Problem statement
Return every line below as is, leaving out the pictures.

Data extract
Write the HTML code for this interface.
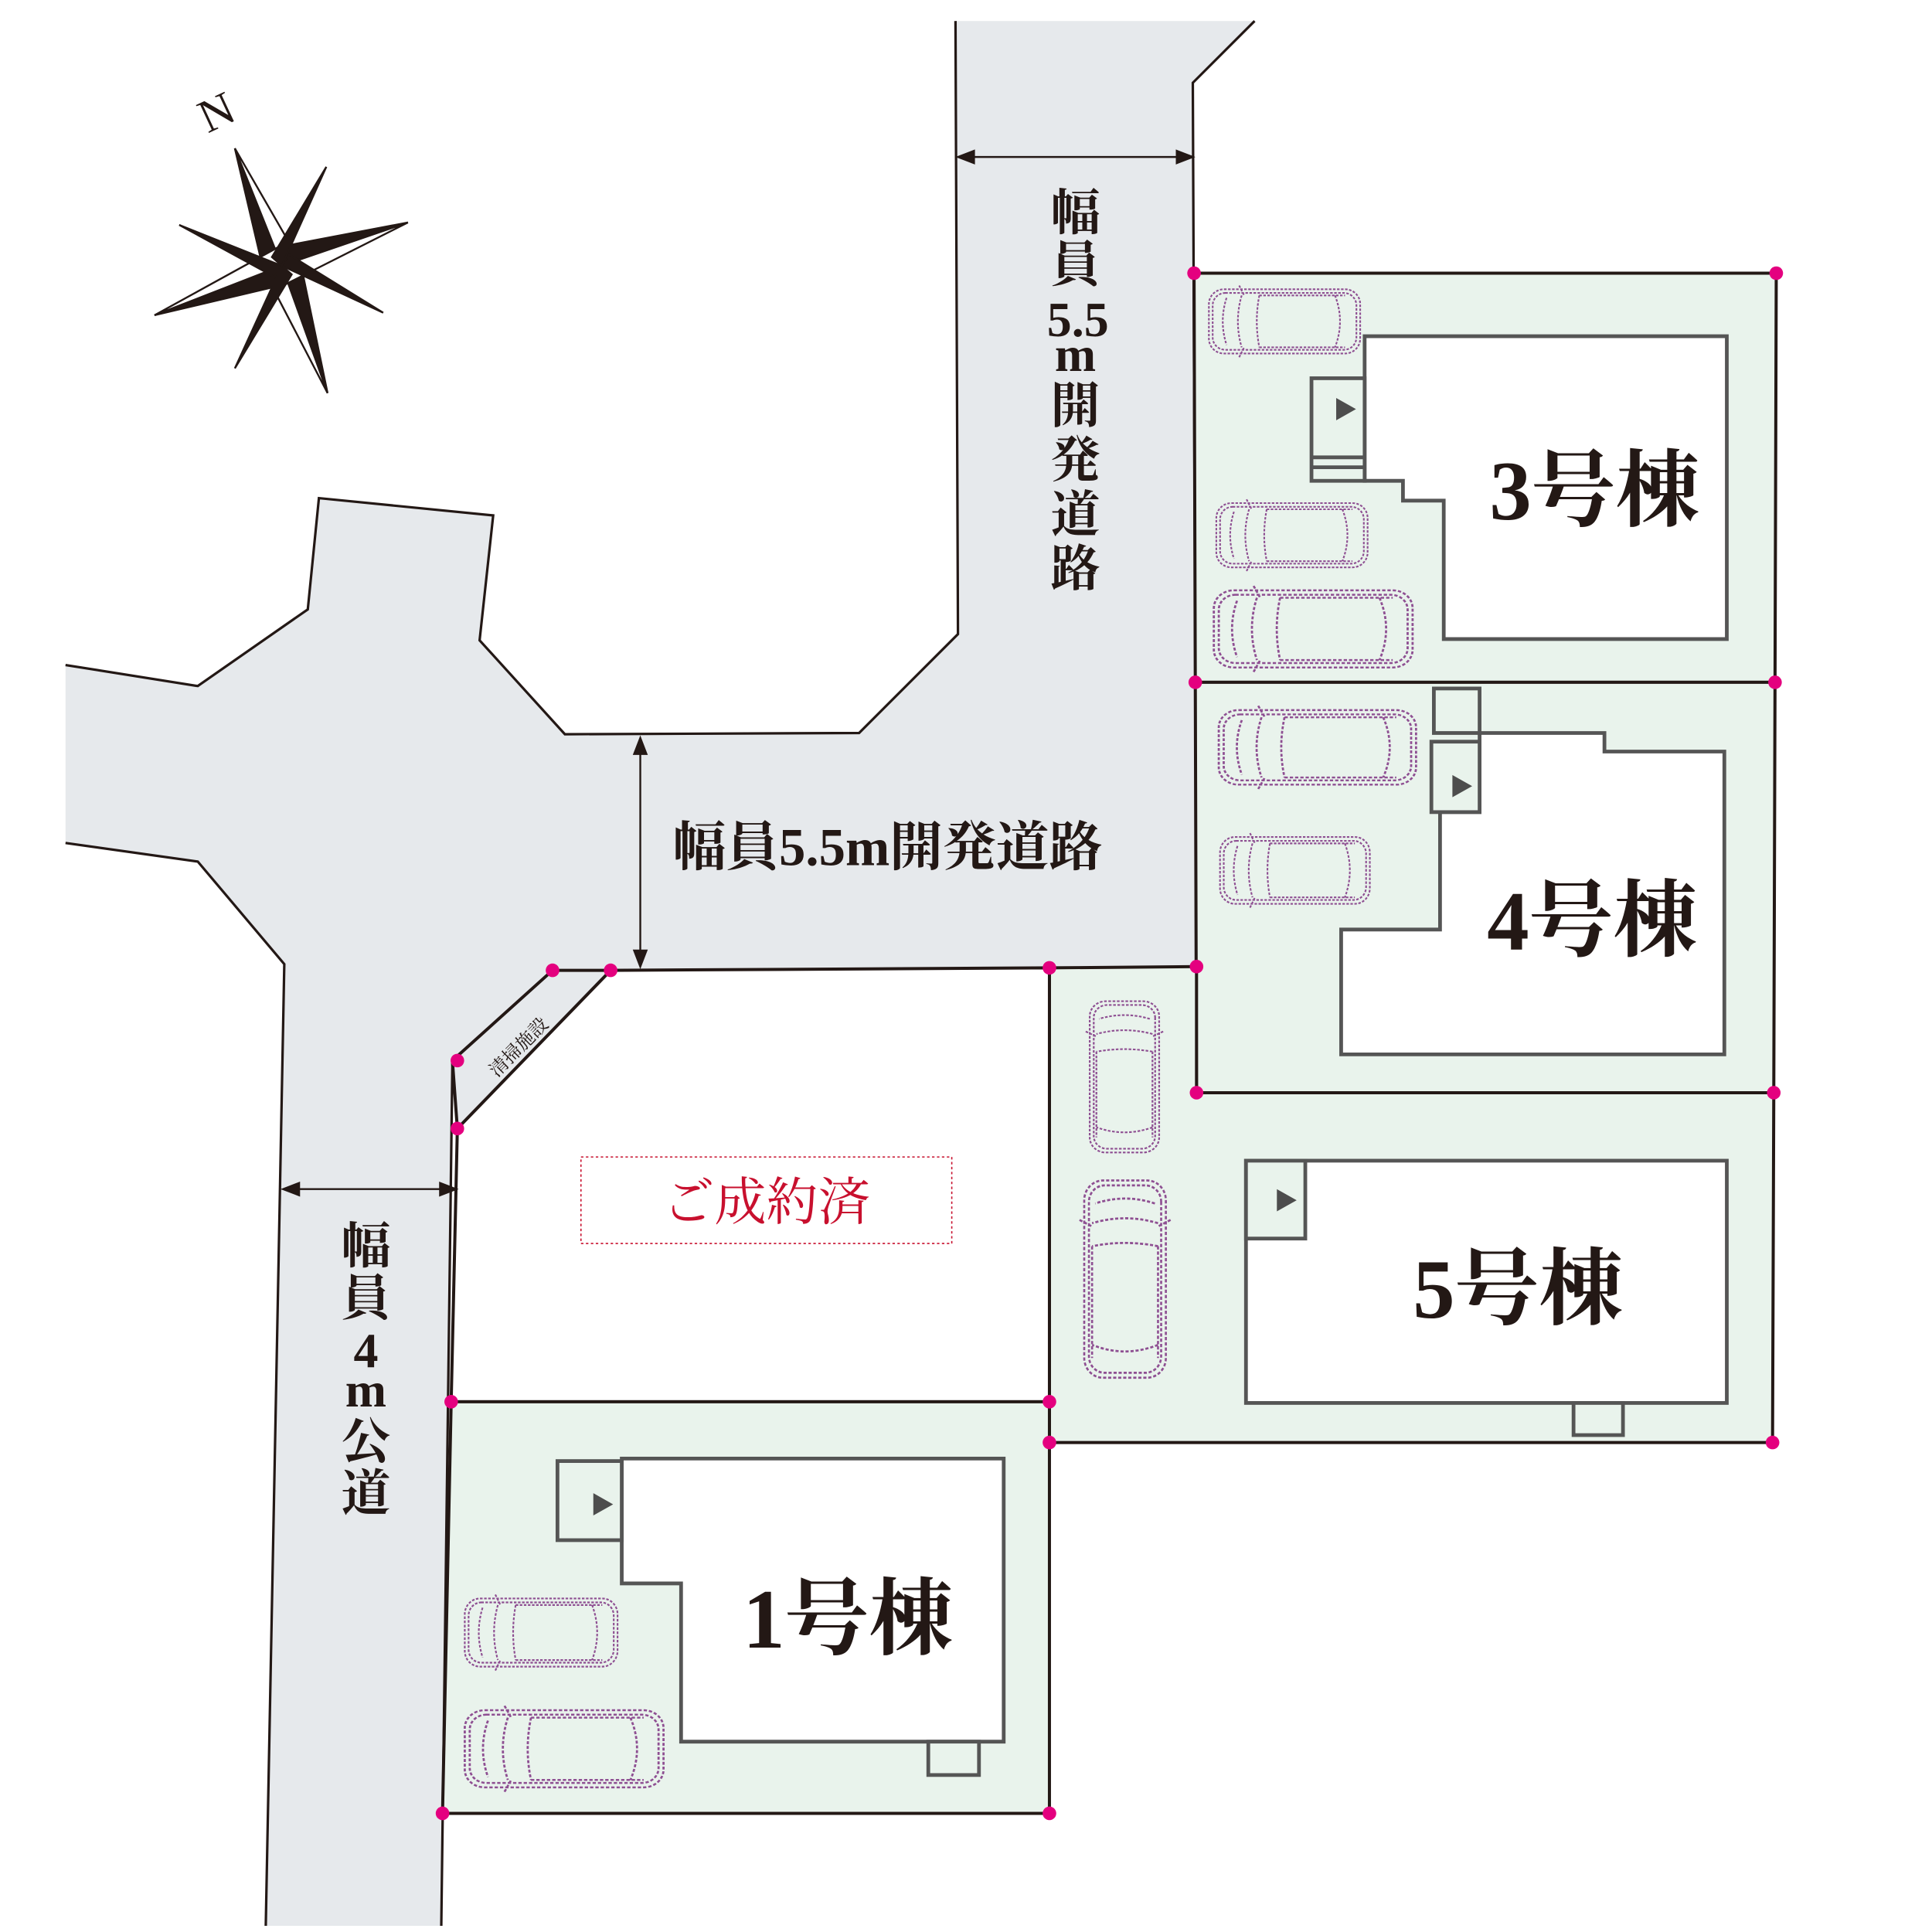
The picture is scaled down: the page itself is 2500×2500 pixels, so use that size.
<!DOCTYPE html>
<html><head><meta charset="utf-8"><style>html,body{margin:0;padding:0;background:#fff}svg{display:block}</style></head>
<body>
<svg width="2500" height="2500" viewBox="0 0 1563 1563" xmlns="http://www.w3.org/2000/svg">
<defs>
<g id="car" fill="none" stroke="#8e4f92" stroke-width="1.3" stroke-dasharray="2 1.2">
<rect x="0" y="3" width="120" height="52" rx="12"/>
<rect x="3" y="6" width="114" height="46" rx="10"/>
<path d="M14 10 Q8 29 14 48 M26 8 Q20 29 26 50 M40 8 Q36 29 40 50 M40 8 H108 M40 50 H108 M100 8 Q108 29 100 50"/>
<path d="M24 0 L28 8 M24 58 L28 50"/>
</g>
</defs>
<rect width="1563" height="1563" fill="#fff"/>
<polygon points="773,17 1015,17 965,67 968,782 447,785 366,858 357,1558 215,1558 230,780 160,697 53,682 53,538 160,555 249,493 258,403 399,417 388,518 457,594 695,593 775,513" fill="#e6e9ec"/>
<g fill="none" stroke="#231815" stroke-width="2">
<polyline points="773,17 775,513 695,593 457,594 388,518 399,417 258,403 249,493 160,555 53,538"/>
<polyline points="53,682 160,697 230,780 215,1558"/>
<polyline points="1015,17 965,67 968,782"/>
<polyline points="447,785 366,858 357,1558"/>
</g>
<g stroke="#231815" stroke-width="2.5">
<polygon points="966,221 1437,221 1436,552 967,552" fill="#e9f3ec"/>
<polygon points="967,552 1436,552 1435,884 968,884" fill="#e9f3ec"/>
<polygon points="849,783 968,782 968,884 1435,884 1434,1167 849,1167" fill="#e9f3ec"/>
<polygon points="494,785 849,783 849,1134 365,1134 370,913" fill="#fff"/>
<polygon points="447,785 494,785 370,913 366,858" fill="#e6e9ec"/>
<polygon points="365,1134 849,1134 849,1467 358,1467" fill="#e9f3ec"/>
</g>
<g fill="#fff" stroke="#555" stroke-width="3">
<polygon points="1104,272 1397,272 1397,517 1168,517 1168,405 1135,405 1135,389 1104,389"/>
<rect x="1061" y="306" width="43" height="83" fill="#e9f3ec"/>
<line x1="1061" y1="370" x2="1104" y2="370"/>
<line x1="1061" y1="378" x2="1104" y2="378"/>
<polygon points="1197,593 1298,593 1298,608 1395,608 1395,853 1085,853 1085,752 1165,752 1165,657 1197,657"/>
<rect x="1160" y="557" width="37" height="36" fill="#e9f3ec"/>
<rect x="1158" y="600" width="39" height="57" fill="#e9f3ec"/>
<rect x="1008" y="939" width="389" height="196"/>
<rect x="1008" y="939" width="48" height="63" fill="#e9f3ec"/>
<rect x="1273" y="1135" width="40" height="26" fill="#e9f3ec"/>
<polygon points="503,1180 812,1180 812,1409 551,1409 551,1281 503,1281"/>
<rect x="451" y="1182" width="52" height="64" fill="#e9f3ec"/>
<rect x="751" y="1409" width="41" height="27" fill="#e9f3ec"/>
</g>
<g fill="#4d4d4d">
<polygon points="1081,322 1081,340 1097,331"/>
<polygon points="1175,627 1175,645 1191,636"/>
<polygon points="1033,962 1033,980 1049,971"/>
<polygon points="480,1208 480,1226 496,1217"/>
</g>
<use href="#car" transform="translate(978,231) scale(1.02,1)"/>
<use href="#car" transform="translate(984,404) scale(1.02,1)"/>
<use href="#car" transform="translate(982,474) scale(1.34,1.2)"/>
<use href="#car" transform="translate(986,571) scale(1.33,1.16)"/>
<use href="#car" transform="translate(987,674) scale(1.01,1.04)"/>
<use href="#car" transform="translate(941,810) rotate(90) scale(1.02,1.08)"/>
<use href="#car" transform="translate(947,955) rotate(90) scale(1.33,1.27)"/>
<use href="#car" transform="translate(376,1290) scale(1.03,1.06)"/>
<use href="#car" transform="translate(376,1380) scale(1.34,1.2)"/>
<g fill="#e4007f">
<circle cx="966" cy="221" r="5.5"/><circle cx="1437" cy="221" r="5.5"/>
<circle cx="967" cy="552" r="5.5"/><circle cx="1436" cy="552" r="5.5"/>
<circle cx="968" cy="782" r="5.5"/><circle cx="968" cy="884" r="5.5"/><circle cx="1435" cy="884" r="5.5"/>
<circle cx="849" cy="783" r="5.5"/><circle cx="849" cy="1134" r="5.5"/><circle cx="849" cy="1167" r="5.5"/><circle cx="1434" cy="1167" r="5.5"/>
<circle cx="447" cy="785" r="5.5"/><circle cx="494" cy="785" r="5.5"/><circle cx="370" cy="858" r="5.5"/><circle cx="370" cy="913" r="5.5"/>
<circle cx="365" cy="1134" r="5.5"/><circle cx="358" cy="1467" r="5.5"/><circle cx="849" cy="1467" r="5.5"/>
</g>
<g stroke="#231815" stroke-width="1.5" fill="#231815">
<line x1="778" y1="127" x2="962" y2="127"/>
<polygon points="775,127 788,122 788,132"/><polygon points="965,127 952,122 952,132"/>
<line x1="518" y1="600" x2="518" y2="779"/>
<polygon points="518,597 513,610 523,610"/><polygon points="518,782 513,769 523,769"/>
<line x1="232" y1="962" x2="366" y2="962"/>
<polygon points="229,962 242,957 242,967"/><polygon points="369,962 356,957 356,967"/>
</g>
<g font-family="'Liberation Serif','Noto Serif CJK JP',serif" fill="#231815" font-weight="bold">
<text x="718" y="700" font-size="43" text-anchor="middle">幅員5.5m開発道路</text>
<g font-size="40" text-anchor="middle">
<text x="870" y="186">幅</text><text x="870" y="228">員</text><text x="872" y="272">5.5</text>
<text x="870" y="300">m</text><text x="870" y="342">開</text><text x="870" y="386">発</text>
<text x="870" y="430">道</text><text x="870" y="474">路</text>
<text x="296" y="1022">幅</text><text x="296" y="1064">員</text><text x="296" y="1106">4</text>
<text x="296" y="1138">m</text><text x="296" y="1180">公</text><text x="296" y="1222">道</text>
</g>
<g font-size="68" text-anchor="middle">
<text x="1290" y="420">3号棟</text>
<text x="1288" y="768">4号棟</text>
<text x="1228" y="1066">5号棟</text>
<text x="686" y="1333">1号棟</text>
</g>
<text x="0" y="0" font-size="15" font-weight="normal" transform="translate(402,872) rotate(-45)">清掃施設</text>
</g>
<rect x="470" y="936" width="300" height="70" fill="none" stroke="#c8102e" stroke-width="1" stroke-dasharray="2 2"/>
<text x="620" y="987" font-size="42" text-anchor="middle" fill="#c8102e" font-family="'Liberation Serif','Noto Serif CJK JP',serif">ご成約済</text>
<g stroke="#231815" stroke-width="1.5" fill="#231815">
<polygon points="190,120 228,215 213,218"/><polygon points="190,120 228,215 243,212" fill="#fff"/>
<polygon points="265,318 228,215 243,212"/><polygon points="265,318 228,215 213,218" fill="#fff"/>
<polygon points="125,255 228,215 231,230"/><polygon points="125,255 228,215 225,200" fill="#fff"/>
<polygon points="330,180 228,215 225,200"/><polygon points="330,180 228,215 231,230" fill="#fff"/>
<polygon points="145,182 228,215 222,224" /><polygon points="310,253 228,215 234,206"/>
<polygon points="190,298 228,215 236,222"/><polygon points="264,135 228,215 220,208"/>
</g>
<text x="0" y="0" font-size="38" font-family="'Liberation Serif',serif" fill="#231815" transform="translate(168,108) rotate(-25)">N</text>
</svg>
</body></html>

Answer below
Write the HTML code for this interface.
The picture is scaled down: the page itself is 2500×2500 pixels, so use that size.
<!DOCTYPE html>
<html><head><meta charset="utf-8"><style>html,body{margin:0;padding:0;background:#fff}svg{display:block}</style></head>
<body>
<svg width="2500" height="2500" viewBox="0 0 1563 1563" xmlns="http://www.w3.org/2000/svg">
<defs>
<g id="car" fill="none" stroke="#8e4f92" stroke-width="1.3" stroke-dasharray="2 1.2">
<rect x="0" y="3" width="120" height="52" rx="12"/>
<rect x="3" y="6" width="114" height="46" rx="10"/>
<path d="M14 10 Q8 29 14 48 M26 8 Q20 29 26 50 M40 8 Q36 29 40 50 M40 8 H108 M40 50 H108 M100 8 Q108 29 100 50"/>
<path d="M24 0 L28 8 M24 58 L28 50"/>
</g>
</defs>
<rect width="1563" height="1563" fill="#fff"/>
<polygon points="773,17 1015,17 965,67 968,782 447,785 366,858 357,1558 215,1558 230,780 160,697 53,682 53,538 160,555 249,493 258,403 399,417 388,518 457,594 695,593 775,513" fill="#e6e9ec"/>
<g fill="none" stroke="#231815" stroke-width="2">
<polyline points="773,17 775,513 695,593 457,594 388,518 399,417 258,403 249,493 160,555 53,538"/>
<polyline points="53,682 160,697 230,780 215,1558"/>
<polyline points="1015,17 965,67 968,782"/>
<polyline points="447,785 366,858 357,1558"/>
</g>
<g stroke="#231815" stroke-width="2.5">
<polygon points="966,221 1437,221 1436,552 967,552" fill="#e9f3ec"/>
<polygon points="967,552 1436,552 1435,884 968,884" fill="#e9f3ec"/>
<polygon points="849,783 968,782 968,884 1435,884 1434,1167 849,1167" fill="#e9f3ec"/>
<polygon points="494,785 849,783 849,1134 365,1134 370,913" fill="#fff"/>
<polygon points="447,785 494,785 370,913 366,858" fill="#e6e9ec"/>
<polygon points="365,1134 849,1134 849,1467 358,1467" fill="#e9f3ec"/>
</g>
<g fill="#fff" stroke="#555" stroke-width="3">
<polygon points="1104,272 1397,272 1397,517 1168,517 1168,405 1135,405 1135,389 1104,389"/>
<rect x="1061" y="306" width="43" height="83" fill="#e9f3ec"/>
<line x1="1061" y1="370" x2="1104" y2="370"/>
<line x1="1061" y1="378" x2="1104" y2="378"/>
<polygon points="1197,593 1298,593 1298,608 1395,608 1395,853 1085,853 1085,752 1165,752 1165,657 1197,657"/>
<rect x="1160" y="557" width="37" height="36" fill="#e9f3ec"/>
<rect x="1158" y="600" width="39" height="57" fill="#e9f3ec"/>
<rect x="1008" y="939" width="389" height="196"/>
<rect x="1008" y="939" width="48" height="63" fill="#e9f3ec"/>
<rect x="1273" y="1135" width="40" height="26" fill="#e9f3ec"/>
<polygon points="503,1180 812,1180 812,1409 551,1409 551,1281 503,1281"/>
<rect x="451" y="1182" width="52" height="64" fill="#e9f3ec"/>
<rect x="751" y="1409" width="41" height="27" fill="#e9f3ec"/>
</g>
<g fill="#4d4d4d">
<polygon points="1081,322 1081,340 1097,331"/>
<polygon points="1175,627 1175,645 1191,636"/>
<polygon points="1033,962 1033,980 1049,971"/>
<polygon points="480,1208 480,1226 496,1217"/>
</g>
<use href="#car" transform="translate(978,231) scale(1.02,1)"/>
<use href="#car" transform="translate(984,404) scale(1.02,1)"/>
<use href="#car" transform="translate(982,474) scale(1.34,1.2)"/>
<use href="#car" transform="translate(986,571) scale(1.33,1.16)"/>
<use href="#car" transform="translate(987,674) scale(1.01,1.04)"/>
<use href="#car" transform="translate(941,810) rotate(90) scale(1.02,1.08)"/>
<use href="#car" transform="translate(947,955) rotate(90) scale(1.33,1.27)"/>
<use href="#car" transform="translate(376,1290) scale(1.03,1.06)"/>
<use href="#car" transform="translate(376,1380) scale(1.34,1.2)"/>
<g fill="#e4007f">
<circle cx="966" cy="221" r="5.5"/><circle cx="1437" cy="221" r="5.5"/>
<circle cx="967" cy="552" r="5.5"/><circle cx="1436" cy="552" r="5.5"/>
<circle cx="968" cy="782" r="5.5"/><circle cx="968" cy="884" r="5.5"/><circle cx="1435" cy="884" r="5.5"/>
<circle cx="849" cy="783" r="5.5"/><circle cx="849" cy="1134" r="5.5"/><circle cx="849" cy="1167" r="5.5"/><circle cx="1434" cy="1167" r="5.5"/>
<circle cx="447" cy="785" r="5.5"/><circle cx="494" cy="785" r="5.5"/><circle cx="370" cy="858" r="5.5"/><circle cx="370" cy="913" r="5.5"/>
<circle cx="365" cy="1134" r="5.5"/><circle cx="358" cy="1467" r="5.5"/><circle cx="849" cy="1467" r="5.5"/>
</g>
<g stroke="#231815" stroke-width="1.5" fill="#231815">
<line x1="778" y1="127" x2="962" y2="127"/>
<polygon points="775,127 788,122 788,132"/><polygon points="965,127 952,122 952,132"/>
<line x1="518" y1="600" x2="518" y2="779"/>
<polygon points="518,597 513,610 523,610"/><polygon points="518,782 513,769 523,769"/>
<line x1="232" y1="962" x2="366" y2="962"/>
<polygon points="229,962 242,957 242,967"/><polygon points="369,962 356,957 356,967"/>
</g>
<g font-family="'Liberation Serif','Noto Serif CJK JP',serif" fill="#231815" font-weight="bold">
<text x="718" y="700" font-size="43" text-anchor="middle">幅員5.5m開発道路</text>
<g font-size="40" text-anchor="middle">
<text x="870" y="186">幅</text><text x="870" y="228">員</text><text x="872" y="272">5.5</text>
<text x="870" y="300">m</text><text x="870" y="342">開</text><text x="870" y="386">発</text>
<text x="870" y="430">道</text><text x="870" y="474">路</text>
<text x="296" y="1022">幅</text><text x="296" y="1064">員</text><text x="296" y="1106">4</text>
<text x="296" y="1138">m</text><text x="296" y="1180">公</text><text x="296" y="1222">道</text>
</g>
<g font-size="68" text-anchor="middle">
<text x="1290" y="420">3号棟</text>
<text x="1288" y="768">4号棟</text>
<text x="1228" y="1066">5号棟</text>
<text x="686" y="1333">1号棟</text>
</g>
<text x="0" y="0" font-size="15" font-weight="normal" transform="translate(402,872) rotate(-45)">清掃施設</text>
</g>
<rect x="470" y="936" width="300" height="70" fill="none" stroke="#c8102e" stroke-width="1" stroke-dasharray="2 2"/>
<text x="620" y="987" font-size="42" text-anchor="middle" fill="#c8102e" font-family="'Liberation Serif','Noto Serif CJK JP',serif">ご成約済</text>
<g stroke="#231815" stroke-width="1.5" fill="#231815">
<polygon points="190,120 228,215 213,218"/><polygon points="190,120 228,215 243,212" fill="#fff"/>
<polygon points="265,318 228,215 243,212"/><polygon points="265,318 228,215 213,218" fill="#fff"/>
<polygon points="125,255 228,215 231,230"/><polygon points="125,255 228,215 225,200" fill="#fff"/>
<polygon points="330,180 228,215 225,200"/><polygon points="330,180 228,215 231,230" fill="#fff"/>
<polygon points="145,182 228,215 222,224" /><polygon points="310,253 228,215 234,206"/>
<polygon points="190,298 228,215 236,222"/><polygon points="264,135 228,215 220,208"/>
</g>
<text x="0" y="0" font-size="38" font-family="'Liberation Serif',serif" fill="#231815" transform="translate(168,108) rotate(-25)">N</text>
</svg>
</body></html>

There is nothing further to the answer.